WHAT IS EXPECTED
Quote the lines exactly, starting with the line that contains "Give me the Plotly source for this chart." and ending with the line that contains "16.2, 20.7, 19.1, 13.5, 7.4, 7.8, 5.9]", and leave out all other lines.

— Begin —

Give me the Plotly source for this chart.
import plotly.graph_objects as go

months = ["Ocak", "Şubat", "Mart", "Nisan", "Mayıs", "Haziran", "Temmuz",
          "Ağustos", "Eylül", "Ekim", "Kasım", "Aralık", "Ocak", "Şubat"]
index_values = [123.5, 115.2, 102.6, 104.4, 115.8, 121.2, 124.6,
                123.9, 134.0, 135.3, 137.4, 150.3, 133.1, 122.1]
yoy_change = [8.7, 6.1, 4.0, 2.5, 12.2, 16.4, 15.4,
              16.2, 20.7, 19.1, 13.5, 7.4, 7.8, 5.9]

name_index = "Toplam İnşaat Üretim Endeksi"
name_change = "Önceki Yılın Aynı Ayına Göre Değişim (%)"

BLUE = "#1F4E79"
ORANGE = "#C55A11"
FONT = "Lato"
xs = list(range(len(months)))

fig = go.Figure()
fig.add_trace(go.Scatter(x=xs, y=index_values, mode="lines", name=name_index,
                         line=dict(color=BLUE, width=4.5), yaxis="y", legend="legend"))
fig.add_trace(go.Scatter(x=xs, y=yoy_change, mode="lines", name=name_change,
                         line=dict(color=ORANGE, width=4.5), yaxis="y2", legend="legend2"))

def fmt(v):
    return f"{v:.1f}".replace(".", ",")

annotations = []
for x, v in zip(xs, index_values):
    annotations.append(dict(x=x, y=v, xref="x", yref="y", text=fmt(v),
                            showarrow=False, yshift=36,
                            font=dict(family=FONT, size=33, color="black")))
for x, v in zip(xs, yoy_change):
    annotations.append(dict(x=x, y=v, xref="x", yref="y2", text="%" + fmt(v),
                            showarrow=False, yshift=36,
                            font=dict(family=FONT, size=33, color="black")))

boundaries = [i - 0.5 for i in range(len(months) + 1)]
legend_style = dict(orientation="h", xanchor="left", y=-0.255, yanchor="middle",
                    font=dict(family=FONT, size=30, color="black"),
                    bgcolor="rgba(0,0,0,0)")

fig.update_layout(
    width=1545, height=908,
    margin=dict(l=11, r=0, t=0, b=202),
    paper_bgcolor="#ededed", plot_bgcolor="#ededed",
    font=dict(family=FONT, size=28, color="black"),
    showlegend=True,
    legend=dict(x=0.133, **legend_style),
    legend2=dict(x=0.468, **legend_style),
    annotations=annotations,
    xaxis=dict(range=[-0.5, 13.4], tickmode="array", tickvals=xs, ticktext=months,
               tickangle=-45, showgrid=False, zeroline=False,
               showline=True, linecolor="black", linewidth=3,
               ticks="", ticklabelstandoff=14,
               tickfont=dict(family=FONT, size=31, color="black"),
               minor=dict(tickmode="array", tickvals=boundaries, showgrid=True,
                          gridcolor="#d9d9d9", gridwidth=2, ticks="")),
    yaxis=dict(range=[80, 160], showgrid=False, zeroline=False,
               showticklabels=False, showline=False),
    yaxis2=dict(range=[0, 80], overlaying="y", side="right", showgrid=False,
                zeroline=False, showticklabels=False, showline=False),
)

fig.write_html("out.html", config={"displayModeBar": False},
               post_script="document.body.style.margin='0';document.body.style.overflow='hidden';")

— End —
— Begin —

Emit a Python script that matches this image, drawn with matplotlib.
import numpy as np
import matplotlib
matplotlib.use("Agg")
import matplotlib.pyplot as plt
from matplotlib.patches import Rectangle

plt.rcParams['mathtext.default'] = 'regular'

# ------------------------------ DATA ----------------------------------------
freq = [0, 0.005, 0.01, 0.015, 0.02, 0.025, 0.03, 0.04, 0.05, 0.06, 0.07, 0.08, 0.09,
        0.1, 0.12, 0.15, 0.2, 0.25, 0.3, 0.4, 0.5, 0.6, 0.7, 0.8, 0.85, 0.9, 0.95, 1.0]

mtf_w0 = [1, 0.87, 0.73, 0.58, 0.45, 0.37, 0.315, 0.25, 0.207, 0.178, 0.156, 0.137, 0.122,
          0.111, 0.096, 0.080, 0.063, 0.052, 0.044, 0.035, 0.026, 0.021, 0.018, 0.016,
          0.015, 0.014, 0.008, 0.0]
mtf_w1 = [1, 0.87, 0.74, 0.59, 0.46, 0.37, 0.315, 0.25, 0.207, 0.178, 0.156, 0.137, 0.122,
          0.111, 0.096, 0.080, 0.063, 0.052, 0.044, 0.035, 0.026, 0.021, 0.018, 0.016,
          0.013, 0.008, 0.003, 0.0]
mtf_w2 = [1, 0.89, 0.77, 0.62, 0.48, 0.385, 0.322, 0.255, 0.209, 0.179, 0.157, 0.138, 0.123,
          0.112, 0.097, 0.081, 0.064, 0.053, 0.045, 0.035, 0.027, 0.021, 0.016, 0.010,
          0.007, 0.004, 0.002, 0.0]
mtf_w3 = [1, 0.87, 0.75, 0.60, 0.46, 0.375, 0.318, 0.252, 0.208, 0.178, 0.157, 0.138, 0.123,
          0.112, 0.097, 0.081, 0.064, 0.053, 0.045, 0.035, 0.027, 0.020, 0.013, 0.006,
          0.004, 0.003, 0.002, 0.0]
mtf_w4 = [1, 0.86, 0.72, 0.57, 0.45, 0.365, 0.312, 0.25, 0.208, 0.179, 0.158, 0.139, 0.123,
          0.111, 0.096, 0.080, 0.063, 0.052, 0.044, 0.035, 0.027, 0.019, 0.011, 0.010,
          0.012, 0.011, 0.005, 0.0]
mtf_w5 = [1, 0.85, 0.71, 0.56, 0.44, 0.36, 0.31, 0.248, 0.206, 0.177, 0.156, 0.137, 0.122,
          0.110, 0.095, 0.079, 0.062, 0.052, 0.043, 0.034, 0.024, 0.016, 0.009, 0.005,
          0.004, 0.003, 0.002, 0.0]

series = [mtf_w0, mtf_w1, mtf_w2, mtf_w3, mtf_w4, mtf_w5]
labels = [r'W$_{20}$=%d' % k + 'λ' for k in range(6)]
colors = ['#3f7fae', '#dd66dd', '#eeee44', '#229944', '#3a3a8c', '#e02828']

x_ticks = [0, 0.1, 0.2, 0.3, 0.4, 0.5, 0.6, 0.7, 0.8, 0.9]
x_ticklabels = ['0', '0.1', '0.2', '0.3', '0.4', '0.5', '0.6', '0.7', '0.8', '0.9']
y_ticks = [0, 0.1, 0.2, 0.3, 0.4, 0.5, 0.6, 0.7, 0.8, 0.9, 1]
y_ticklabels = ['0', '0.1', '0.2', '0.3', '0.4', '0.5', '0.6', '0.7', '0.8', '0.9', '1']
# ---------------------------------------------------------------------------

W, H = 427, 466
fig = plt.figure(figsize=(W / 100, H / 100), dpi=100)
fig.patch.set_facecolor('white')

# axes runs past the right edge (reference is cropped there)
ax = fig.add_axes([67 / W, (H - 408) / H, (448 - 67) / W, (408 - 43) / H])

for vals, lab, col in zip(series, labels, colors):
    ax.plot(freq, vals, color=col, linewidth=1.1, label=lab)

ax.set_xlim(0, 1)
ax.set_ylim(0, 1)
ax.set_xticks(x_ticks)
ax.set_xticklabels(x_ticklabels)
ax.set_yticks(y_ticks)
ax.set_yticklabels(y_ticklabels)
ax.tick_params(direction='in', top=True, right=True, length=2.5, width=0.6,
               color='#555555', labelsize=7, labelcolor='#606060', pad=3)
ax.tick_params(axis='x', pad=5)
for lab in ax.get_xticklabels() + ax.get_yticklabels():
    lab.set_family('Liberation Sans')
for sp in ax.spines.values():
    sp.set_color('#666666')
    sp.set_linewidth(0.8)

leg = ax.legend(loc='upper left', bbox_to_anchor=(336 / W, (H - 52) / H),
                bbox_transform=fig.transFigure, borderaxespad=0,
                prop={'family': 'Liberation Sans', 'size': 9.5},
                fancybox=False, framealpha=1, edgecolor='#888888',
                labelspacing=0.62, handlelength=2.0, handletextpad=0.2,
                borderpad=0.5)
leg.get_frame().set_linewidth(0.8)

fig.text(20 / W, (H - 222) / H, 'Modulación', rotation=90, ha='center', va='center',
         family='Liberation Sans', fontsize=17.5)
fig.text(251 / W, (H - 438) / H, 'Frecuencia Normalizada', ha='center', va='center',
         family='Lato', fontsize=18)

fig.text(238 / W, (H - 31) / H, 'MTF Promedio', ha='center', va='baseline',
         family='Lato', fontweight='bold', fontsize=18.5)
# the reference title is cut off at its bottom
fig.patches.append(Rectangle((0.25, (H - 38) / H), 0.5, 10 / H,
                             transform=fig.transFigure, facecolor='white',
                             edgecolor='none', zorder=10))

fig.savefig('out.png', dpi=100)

— End —
— Begin —

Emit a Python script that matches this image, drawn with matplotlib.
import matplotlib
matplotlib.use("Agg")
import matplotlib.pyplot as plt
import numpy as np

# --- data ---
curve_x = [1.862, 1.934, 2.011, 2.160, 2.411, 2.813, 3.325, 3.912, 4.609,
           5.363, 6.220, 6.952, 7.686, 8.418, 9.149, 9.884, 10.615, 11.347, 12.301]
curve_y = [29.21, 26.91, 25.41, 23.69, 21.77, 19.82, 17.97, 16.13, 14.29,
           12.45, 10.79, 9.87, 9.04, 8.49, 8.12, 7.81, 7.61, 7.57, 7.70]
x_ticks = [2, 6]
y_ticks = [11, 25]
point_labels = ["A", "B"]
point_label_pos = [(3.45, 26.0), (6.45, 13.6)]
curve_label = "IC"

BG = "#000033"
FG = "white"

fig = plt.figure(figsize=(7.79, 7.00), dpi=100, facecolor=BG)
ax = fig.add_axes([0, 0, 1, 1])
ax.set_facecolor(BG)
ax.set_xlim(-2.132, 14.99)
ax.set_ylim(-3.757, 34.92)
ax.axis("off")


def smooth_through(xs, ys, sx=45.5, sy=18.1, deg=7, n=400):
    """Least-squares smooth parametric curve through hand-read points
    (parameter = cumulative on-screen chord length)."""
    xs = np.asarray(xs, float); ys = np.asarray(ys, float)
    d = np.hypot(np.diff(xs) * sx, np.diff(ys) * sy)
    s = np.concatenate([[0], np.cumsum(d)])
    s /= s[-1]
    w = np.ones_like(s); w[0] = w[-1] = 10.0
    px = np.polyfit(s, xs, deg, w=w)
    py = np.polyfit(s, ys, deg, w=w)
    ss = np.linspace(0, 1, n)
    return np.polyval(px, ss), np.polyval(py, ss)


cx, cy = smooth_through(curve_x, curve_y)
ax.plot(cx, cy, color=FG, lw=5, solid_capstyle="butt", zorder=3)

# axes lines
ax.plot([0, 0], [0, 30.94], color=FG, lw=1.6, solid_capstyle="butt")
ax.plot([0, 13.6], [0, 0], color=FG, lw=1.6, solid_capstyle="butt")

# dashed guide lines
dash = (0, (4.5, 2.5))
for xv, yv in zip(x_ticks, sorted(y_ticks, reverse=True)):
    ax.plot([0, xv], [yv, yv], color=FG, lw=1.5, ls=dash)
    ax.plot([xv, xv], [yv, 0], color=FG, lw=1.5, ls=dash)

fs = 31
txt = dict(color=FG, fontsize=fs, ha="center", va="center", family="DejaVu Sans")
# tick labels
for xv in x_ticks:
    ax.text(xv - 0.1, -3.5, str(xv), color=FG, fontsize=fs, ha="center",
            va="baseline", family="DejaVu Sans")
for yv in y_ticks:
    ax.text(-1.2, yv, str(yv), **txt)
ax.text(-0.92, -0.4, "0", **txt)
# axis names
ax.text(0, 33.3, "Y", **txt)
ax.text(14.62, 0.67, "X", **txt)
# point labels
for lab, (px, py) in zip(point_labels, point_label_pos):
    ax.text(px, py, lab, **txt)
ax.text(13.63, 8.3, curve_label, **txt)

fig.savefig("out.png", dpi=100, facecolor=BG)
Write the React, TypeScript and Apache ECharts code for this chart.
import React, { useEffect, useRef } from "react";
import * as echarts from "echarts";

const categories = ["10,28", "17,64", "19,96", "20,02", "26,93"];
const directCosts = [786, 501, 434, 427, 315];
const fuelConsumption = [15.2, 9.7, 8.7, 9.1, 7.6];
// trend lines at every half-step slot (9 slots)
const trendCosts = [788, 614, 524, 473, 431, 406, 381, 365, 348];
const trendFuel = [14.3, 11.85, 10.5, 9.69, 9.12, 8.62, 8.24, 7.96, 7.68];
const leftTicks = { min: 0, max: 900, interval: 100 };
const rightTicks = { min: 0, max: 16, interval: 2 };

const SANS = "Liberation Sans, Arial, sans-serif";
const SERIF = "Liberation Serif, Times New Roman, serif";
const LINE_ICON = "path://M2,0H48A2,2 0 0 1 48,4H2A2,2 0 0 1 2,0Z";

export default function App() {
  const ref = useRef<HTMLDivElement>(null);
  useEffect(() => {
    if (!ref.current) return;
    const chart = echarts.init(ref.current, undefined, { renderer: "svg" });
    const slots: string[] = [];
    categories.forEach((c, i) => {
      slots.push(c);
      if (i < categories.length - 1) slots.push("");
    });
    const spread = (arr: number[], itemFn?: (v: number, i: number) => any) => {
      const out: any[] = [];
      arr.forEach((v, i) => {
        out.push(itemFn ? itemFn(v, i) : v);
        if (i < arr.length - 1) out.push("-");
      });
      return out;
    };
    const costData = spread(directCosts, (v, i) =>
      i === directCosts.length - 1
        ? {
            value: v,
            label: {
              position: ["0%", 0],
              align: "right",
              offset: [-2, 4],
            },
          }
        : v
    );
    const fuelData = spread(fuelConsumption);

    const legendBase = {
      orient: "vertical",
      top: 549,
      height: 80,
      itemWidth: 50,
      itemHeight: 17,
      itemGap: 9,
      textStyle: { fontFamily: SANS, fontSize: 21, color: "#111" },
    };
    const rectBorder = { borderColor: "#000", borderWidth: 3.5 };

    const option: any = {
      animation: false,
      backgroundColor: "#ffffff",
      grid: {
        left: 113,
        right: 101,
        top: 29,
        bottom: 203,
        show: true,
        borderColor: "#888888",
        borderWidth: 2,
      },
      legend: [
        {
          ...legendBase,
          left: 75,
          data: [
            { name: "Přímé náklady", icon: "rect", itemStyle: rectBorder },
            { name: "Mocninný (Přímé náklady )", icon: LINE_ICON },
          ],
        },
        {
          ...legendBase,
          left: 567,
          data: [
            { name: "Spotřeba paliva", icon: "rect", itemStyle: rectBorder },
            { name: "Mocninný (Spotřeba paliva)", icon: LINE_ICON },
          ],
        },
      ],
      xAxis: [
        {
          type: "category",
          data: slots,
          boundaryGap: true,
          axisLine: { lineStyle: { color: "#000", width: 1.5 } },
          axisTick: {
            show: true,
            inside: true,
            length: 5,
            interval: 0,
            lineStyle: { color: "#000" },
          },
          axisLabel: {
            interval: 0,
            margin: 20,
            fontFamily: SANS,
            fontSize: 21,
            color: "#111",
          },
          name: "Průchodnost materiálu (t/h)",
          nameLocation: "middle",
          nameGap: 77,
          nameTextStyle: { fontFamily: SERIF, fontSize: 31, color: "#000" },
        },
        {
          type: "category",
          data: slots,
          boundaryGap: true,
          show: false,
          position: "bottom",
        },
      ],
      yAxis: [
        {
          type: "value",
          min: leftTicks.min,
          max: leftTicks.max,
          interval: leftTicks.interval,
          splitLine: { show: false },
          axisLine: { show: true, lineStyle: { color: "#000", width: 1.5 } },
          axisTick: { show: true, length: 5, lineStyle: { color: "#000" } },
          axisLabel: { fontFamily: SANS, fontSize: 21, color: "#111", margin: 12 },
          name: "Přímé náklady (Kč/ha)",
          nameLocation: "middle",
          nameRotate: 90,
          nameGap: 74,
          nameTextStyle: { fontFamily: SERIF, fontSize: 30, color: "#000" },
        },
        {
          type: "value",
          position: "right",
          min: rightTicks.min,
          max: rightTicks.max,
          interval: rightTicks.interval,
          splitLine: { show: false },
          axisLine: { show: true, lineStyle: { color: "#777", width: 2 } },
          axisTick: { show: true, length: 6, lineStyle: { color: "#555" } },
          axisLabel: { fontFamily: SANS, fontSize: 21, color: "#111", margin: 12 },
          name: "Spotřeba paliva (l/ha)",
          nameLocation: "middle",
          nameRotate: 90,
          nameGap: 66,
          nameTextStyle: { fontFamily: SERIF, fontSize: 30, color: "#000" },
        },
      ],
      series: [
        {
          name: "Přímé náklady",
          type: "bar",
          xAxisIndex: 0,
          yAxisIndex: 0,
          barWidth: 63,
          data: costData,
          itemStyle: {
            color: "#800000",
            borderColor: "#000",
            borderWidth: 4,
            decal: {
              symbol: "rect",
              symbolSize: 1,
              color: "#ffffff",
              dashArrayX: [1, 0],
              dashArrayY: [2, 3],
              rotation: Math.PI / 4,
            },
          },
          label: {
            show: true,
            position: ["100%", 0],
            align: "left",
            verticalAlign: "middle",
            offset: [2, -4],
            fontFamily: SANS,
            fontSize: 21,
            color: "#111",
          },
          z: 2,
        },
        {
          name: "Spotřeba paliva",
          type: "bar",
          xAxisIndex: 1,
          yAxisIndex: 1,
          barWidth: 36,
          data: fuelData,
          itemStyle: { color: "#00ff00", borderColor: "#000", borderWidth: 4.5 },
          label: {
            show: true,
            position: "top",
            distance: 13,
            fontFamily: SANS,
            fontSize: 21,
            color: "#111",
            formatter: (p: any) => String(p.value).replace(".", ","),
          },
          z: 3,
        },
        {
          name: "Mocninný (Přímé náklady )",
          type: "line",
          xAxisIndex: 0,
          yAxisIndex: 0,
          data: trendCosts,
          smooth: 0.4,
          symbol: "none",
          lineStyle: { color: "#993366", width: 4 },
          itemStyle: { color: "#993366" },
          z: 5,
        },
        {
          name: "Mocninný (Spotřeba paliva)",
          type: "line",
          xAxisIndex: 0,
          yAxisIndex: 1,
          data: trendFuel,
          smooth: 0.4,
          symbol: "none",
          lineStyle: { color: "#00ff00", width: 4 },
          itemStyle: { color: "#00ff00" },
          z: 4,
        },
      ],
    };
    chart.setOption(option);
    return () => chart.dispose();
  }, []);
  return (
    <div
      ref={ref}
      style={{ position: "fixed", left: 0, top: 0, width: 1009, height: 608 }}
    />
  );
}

— End —

OUTPUT FOR THIS TASK
Give me the Plotly source for this chart.
import plotly.graph_objects as go

months = ["Ocak", "Şubat", "Mart", "Nisan", "Mayıs", "Haziran", "Temmuz",
          "Ağustos", "Eylül", "Ekim", "Kasım", "Aralık", "Ocak", "Şubat"]
index_values = [123.5, 115.2, 102.6, 104.4, 115.8, 121.2, 124.6,
                123.9, 134.0, 135.3, 137.4, 150.3, 133.1, 122.1]
yoy_change = [8.7, 6.1, 4.0, 2.5, 12.2, 16.4, 15.4,
              16.2, 20.7, 19.1, 13.5, 7.4, 7.8, 5.9]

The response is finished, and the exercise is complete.